Would I attend one of these conventions again? I know I may be contradicting myself by admitting this, but the answer would be: yes, in a heartbeat. If I came away with nothing else, the sense that today’s academics and budding activistas need to engage with the communities they study is as urgent as ever. And just as crucial for the next generation of folks is the realization that much — so much — can be learned and activated just by revisiting the sizeable visual footprints left for us all by the “cowboys” and free-spirits who built Visual Communications, Third World Newsreel, DCTV, the old National Asian American Telecommunications Association, Asian CineVision, and other community-based media arts organizations.

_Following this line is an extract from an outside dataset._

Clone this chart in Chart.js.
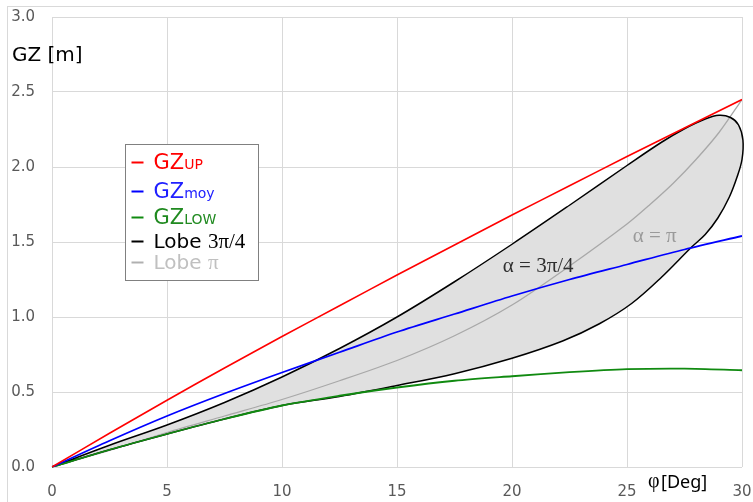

The productions and policies produced by the peeps who worked, played, struggled, and strived at these and other places served as an agent of “wokeness” for generations of activists and community peoples. I’m thinking, re-activating them and dressing them up for a newer generation is a vital part of nurturing the next generation. And so, budgets willings, I will continue to go — to attend, to reactivate, to inspire, to #reprazent. Over and out!